The control of dynamic stall over a periodically pitching NACA 0015 airfoil using alternating current (AC) and nanosecond (NS) dielectric barrier discharge (DBD) plasma actuators is investigated by means of numerical simulation. This study employs a two-dimensional unsteady Reynolds averaged Navier–Stokes (URANS) approach to resolve the flow control process. The pulsed AC and NS plasma discharges are modeled by an empirical body force model and a sophisticated self-similar plasma formulation, respectively. Our study concentrates on the resolution of detailed control process of dynamic stall under DBD plasma forcing at two Reynolds numbers (Re) as well as on comparison of AC and NS plasma actuations in terms of control mechanism and authority.
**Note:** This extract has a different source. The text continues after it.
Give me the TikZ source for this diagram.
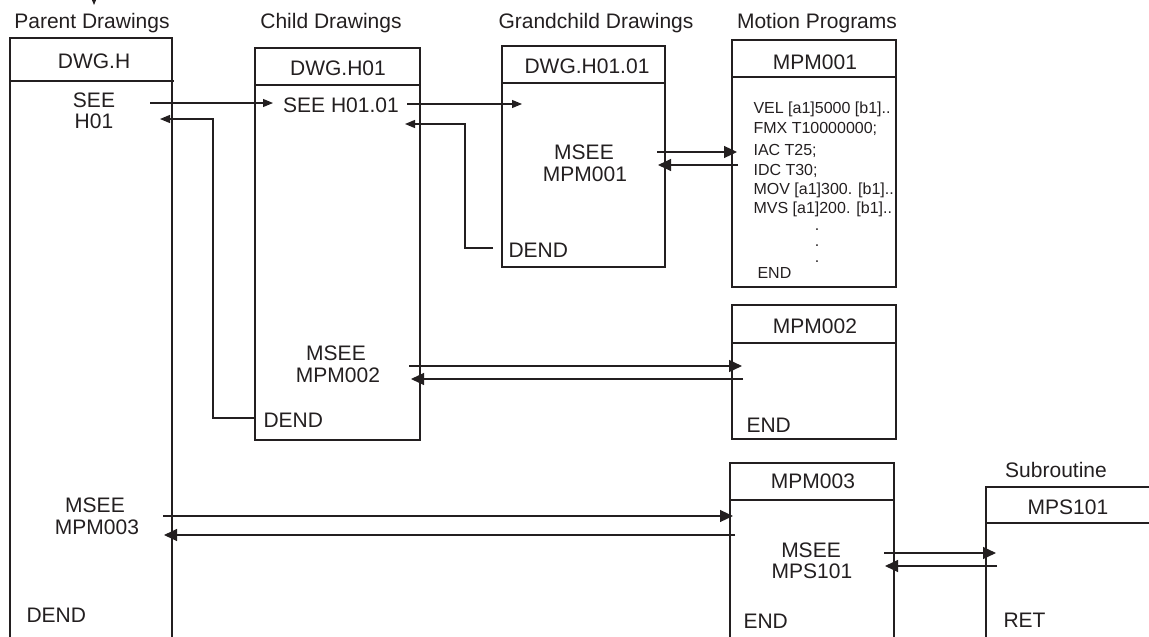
\documentclass[tikz,border=0pt]{standalone}
\usepackage{fontspec}
\setmainfont{Liberation Sans}
\usetikzlibrary{arrows.meta}
\definecolor{ink}{RGB}{35,31,32}
\begin{document}
\begin{tikzpicture}[x=1pt,y=-1pt,
  line width=1.1pt, draw=ink,
  lbl/.style={inner sep=0pt, anchor=base, font=\fontsize{21}{25}\selectfont, text=ink},
  lblw/.style={lbl, anchor=base west},
  sml/.style={inner sep=0pt, anchor=base west, font=\fontsize{16}{19}\selectfont, text=ink},
  boxline/.style={draw=ink, line width=1.1pt},
  smallarr/.style={draw=ink, -{Triangle[length=10pt,width=8pt]}},
  bigarr/.style={draw=ink, -{Triangle[length=13pt,width=12pt]}},
  plainline/.style={draw=ink},
]
\useasboundingbox (0,0) rectangle (1149,637);

% ---------- boxes ----------
% Parent
\draw[boxline] (10,38) rectangle (172,660);
\draw[boxline] (10,81) -- (174,81);
% Child
\draw[boxline] (255,48) rectangle (420,440);
\draw[boxline] (255,85) -- (420,85);
% Grandchild
\draw[boxline] (502,46) rectangle (665,267);
\draw[boxline] (502,83) -- (665,83);
% MPM001
\draw[boxline] (732,40) rectangle (896,287);
\draw[boxline] (732,77) -- (896,77);
% MPM002
\draw[boxline] (732,305) rectangle (896,439);
\draw[boxline] (732,343) -- (896,343);
% MPM003
\draw[boxline] (730,463) rectangle (894,660);
\draw[boxline] (730,500) -- (894,500);
% MPS101
\draw[boxline] (986,487) rectangle (1170,660);
\draw[boxline] (986,523) -- (1170,523);

% ---------- titles ----------
\node[lbl] (tparent) at (92,28) {Parent Drawings};
\node[lbl] (tchild) at (331,28) {Child Drawings};
\node[lbl] (tgrand) at (596,28) {Grandchild Drawings};
\node[lbl] (tmotion) at (817,28) {Motion Programs};
\node[lbl] (tsub) at (1056,477) {Subroutine};

% ---------- headers ----------
\node[lbl] (hparent) at (94,68) {DWG.H};
\node[lbl] (hchild) at (338,75) {DWG.H01};
\node[lbl] (hgrand) at (587,73) {DWG.H01.01};
\node[lbl] (hmpm1) at (815,69) {MPM001};
\node[lbl] (hmpm2) at (815,333) {MPM002};
\node[lbl] (hmpm3) at (813,488) {MPM003};
\node[lbl] (hmps) at (1068,514) {MPS101};

% ---------- parent body ----------
\node[lbl] (psee) at (94,107) {SEE};
\node[lbl] (ph01) at (94,128) {H01};
\node[lbl] (pmsee) at (95,512) {MSEE};
\node[lbl] (pmpm3) at (97,534) {MPM003};
\node[lblw] (pdend) at (26,622) {DEND};

% ---------- child body ----------
\node[lbl] (csee) at (341,112) {SEE H01.01};
\node[lbl] (cmsee) at (336,360) {MSEE};
\node[lbl] (cmpm2) at (338,382) {MPM002};
\node[lblw] (cdend) at (263,427) {DEND};

% ---------- grandchild body ----------
\node[lbl] (gmsee) at (584,159) {MSEE};
\node[lbl] (gmpm1) at (585,181) {MPM001};
\node[lblw] (gdend) at (508,257) {DEND};

% ---------- MPM001 body ----------
\node[sml] (l1) at (753,113) {VEL [a1]5000 [b1]..};
\node[sml] (l2) at (753,133) {FMX T10000000;};
\node[sml] (l3) at (753,155) {IAC T25;};
\node[sml] (l4) at (753,175) {IDC T30;};
\node[sml] (l5) at (753,194) {MOV [a1]300. [b1]..};
\node[sml] (l6) at (753,213) {MVS [a1]200. [b1]..};
\node[sml, anchor=base] (d1) at (817,230) {.};
\node[sml, anchor=base] (d2) at (817,246) {.};
\node[sml, anchor=base] (d3) at (817,262) {.};
\node[sml] (lend) at (757,278) {END};

% ---------- MPM002 / MPM003 / MPS101 bodies ----------
\node[lblw] (end2) at (746,432) {END};
\node[lbl] (mmsee) at (811,557) {MSEE};
\node[lbl] (mmps) at (812,578) {MPS101};
\node[lblw] (end3) at (743,628) {END};
\node[lblw] (ret) at (1003,627) {RET};

% ---------- connector end points ----------
\coordinate (topa) at (94,-8);
\coordinate (topb) at (94,5);
\coordinate (a1s) at (150,103);
\coordinate (a1e) at (273,103);
\coordinate (a2s) at (407,104);
\coordinate (a2e) at (522,104);
\coordinate (r1s) at (493,248);
\coordinate (r1a) at (465,248);
\coordinate (r1b) at (465,124);
\coordinate (r1e) at (405,124);
\coordinate (r2s) at (255,418);
\coordinate (r2a) at (213,418);
\coordinate (r2b) at (213,119);
\coordinate (r2e) at (160,119);
\coordinate (m1s) at (657,152);
\coordinate (m1e) at (737,152);
\coordinate (m1rs) at (738,165);
\coordinate (m1re) at (658,165);
\coordinate (m2s) at (409,366);
\coordinate (m2e) at (742,366);
\coordinate (m2rs) at (743,379);
\coordinate (m2re) at (411,379);
\coordinate (m3s) at (163,516);
\coordinate (m3e) at (733,516);
\coordinate (m3rs) at (735,535);
\coordinate (m3re) at (164,535);
\coordinate (m4s) at (884,553);
\coordinate (m4e) at (996,553);
\coordinate (m4rs) at (997,566);
\coordinate (m4re) at (885,566);

% ---------- connectors ----------
\draw[smallarr] (topa) -- (topb);
\draw[smallarr] (a1s) -- (a1e);
\draw[smallarr] (a2s) -- (a2e);
\draw[smallarr] (r1s) -- (r1a) -- (r1b) -- (r1e);
\draw[smallarr] (r2s) -- (r2a) -- (r2b) -- (r2e);
\draw[bigarr] (m1s) -- (m1e);
\draw[bigarr] (m1rs) -- (m1re);
\draw[bigarr] (m2s) -- (m2e);
\draw[bigarr] (m2rs) -- (m2re);
\draw[bigarr] (m3s) -- (m3e);
\draw[bigarr] (m3rs) -- (m3re);
\draw[bigarr] (m4s) -- (m4e);
\draw[bigarr] (m4rs) -- (m4re);
\end{tikzpicture}
\end{document}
It appears that the dynamic stall without control at both moderate Reynolds number of Re = 2.5 × 105 and high Reynolds number of Re = 7.5 × 105 can be categorized into the so-called trailing edge stall. The trailing edge stall initiates with flow reversal near the trailing edge. Regarding the dynamic stall control, it is found that the jet flow produced by AC DBD or residual heat of NS DBD is responsible for inducing large-scale spanwise vortices, which, in turn, dominate the flow control. For the moderate Re flow, AC and NS plasma actuators have comparable performance and both achieve good control authority. However, for the dynamic stall control at high Re, the NS DBD achieves surprising success in enhancing lift of the airfoil and reducing aerodynamic hysteresis, whereas AC DBD nearly has no effect on the flow. It is found that the superiority of the NS plasma actuator over other control means is due to the thermal convection characteristic peculiar to NS plasma discharge. This characteristic makes the NS DBD plasma actuator more flexible in extending its influence region and acquiring a better control effect.